Se confirmada a queda de 10% nos homicídios neste ano, o Estado terá superado a meta de redução anual de 7% das mortes violentas, diz André Costa, secretário de segurança e defesa social do Ceará. "O cenário de tensão com facções continua, mas que o Estado tomou algumas decisões que estão surtindo efeito", diz.

Ele cita como exemplo a reestruturação salarial do policiais militares que terá impacto de quase R$ 390 milhões no orçamento do Estado este ano. Considerando o recente aumento dos policiais civis e da perícia forense, a conta aumenta mais R$ 62 milhões.

Houve ainda investimento na compra de dois helicópteros, no valor de R$ 80 milhões, mais R$ 65 milhões em viaturas, R$ 29 milhões em motocicletas e outros R$ 7,5 milhões em armamento nos últimos três anos. "Pela primeira vez na história do Estado, os policiais podem levar as armas para casa e estar protegidos e prontos para agir no percurso para casa".

Do quadro de 20.886 policiais militares, cerca de 25% foi contratado de 2015 para cá.
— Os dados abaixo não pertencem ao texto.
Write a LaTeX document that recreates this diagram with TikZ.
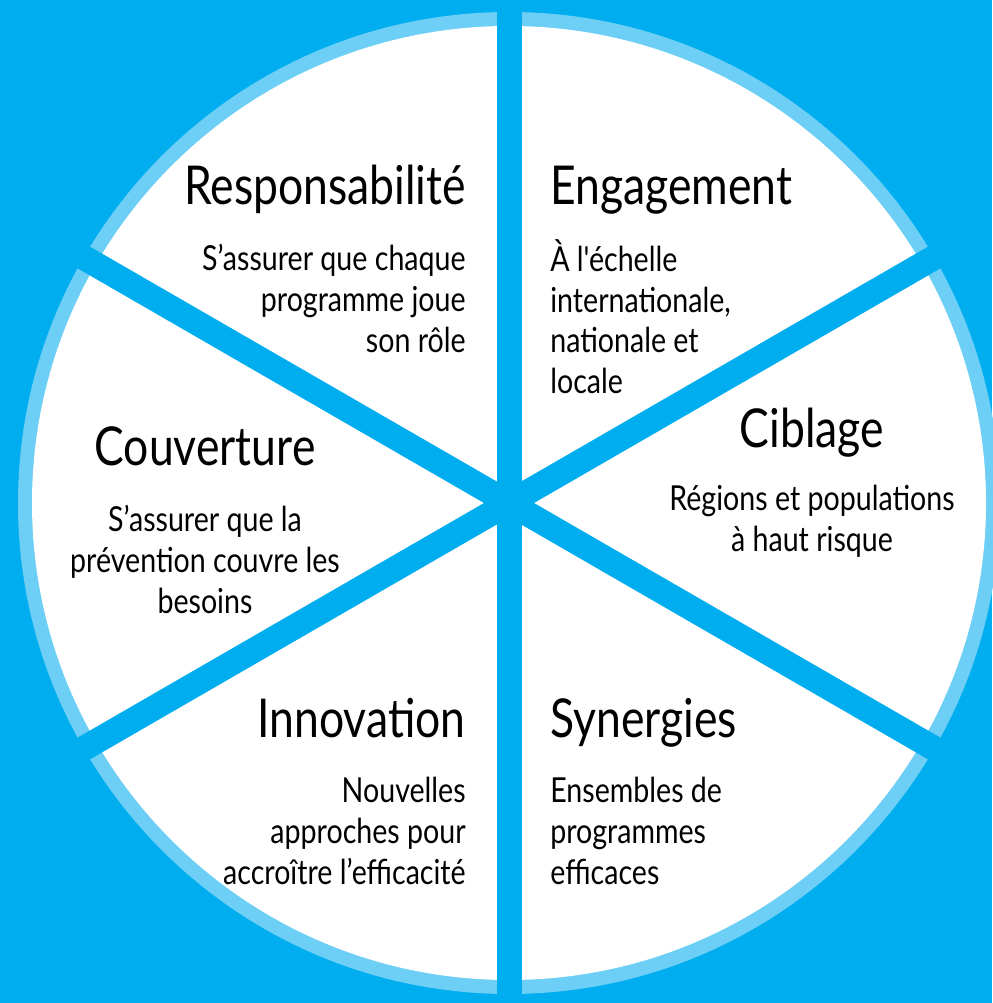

Na Polícia Civil, mais de um terço do efetivo de 3.697 assumiu nesse período.

Juntamente com o aumento do efetivo das polícias veio a explosão da população carcerária, que nos últimos quatro anos cresceu mais de 38%, para 29.508 presos. Foram mais de 8 mil novos presos no sistema penitenciário e apenas 3 mil novas vagas criadas desde 2015.

Apesar dos investimentos, o secretário reconhece que há fragilidades no combate ao crime organizado. Ele cita a falta de integração de dados dos institutos de identificação, que permite, por exemplo, que um criminoso consiga sair de um Estado para outro usando certidão falsa e, com isso, tirar uma nova identidade.

Em parceria com as universidades, o governo está estruturando dados e criando um ambiente em big data com ferramentas para processá-los e fazer cruzamentos a partir de algoritmos. Um sistema de inteligência artificial já está analisando 2.500 câmeras da União, Estado e municípios instaladas no Ceará. Até 2016, a polícia só tinha acesso a 164 câmeras.

Poucas horas depois da tragédia em Milagres, ainda sob clima de comoção, os governadores do Ceará, Maranhão e Piauí e o ministro Raul Jungmann (Segurança) inauguraram o Centro Integrado de Inteligência de Segurança Pública Regional. O equipamento foi estruturado pelo governo do Estado, que cedeu um prédio, enquanto o Ministério da Segurança Pública pagará o custeio de pessoal e soluções de tecnologia.

O grande salto tecnológico, no entanto, poderá ser dado com a implantação do Laboratório Integrado de Segurança Pública (LISP), que contará com investimento de R$ 100 milhões da União e será instalado no Ceará.

A previsão é de que o LISP comece a funcionar em 2020, desenvolvendo ferramentas de combate ao crime organizado. O projeto, anunciado no governo Michel Temer, deve ser mantido mesmo com a mudança de governo. O laboratório contará com 220 estações de trabalho para pesquisadores.

Das 14 pessoas mortas em Milagres, oito eram suspeitas. Seis eram reféns, dos quais cinco de uma mesma família de pernambucanos da cidade de Serra Talhada. Até agora oito pessoas foram presas suspeitas de participar do crime e 12 policiais foram afastados para as investigações, que serão feitas por uma comissão composta por 40 pessoas.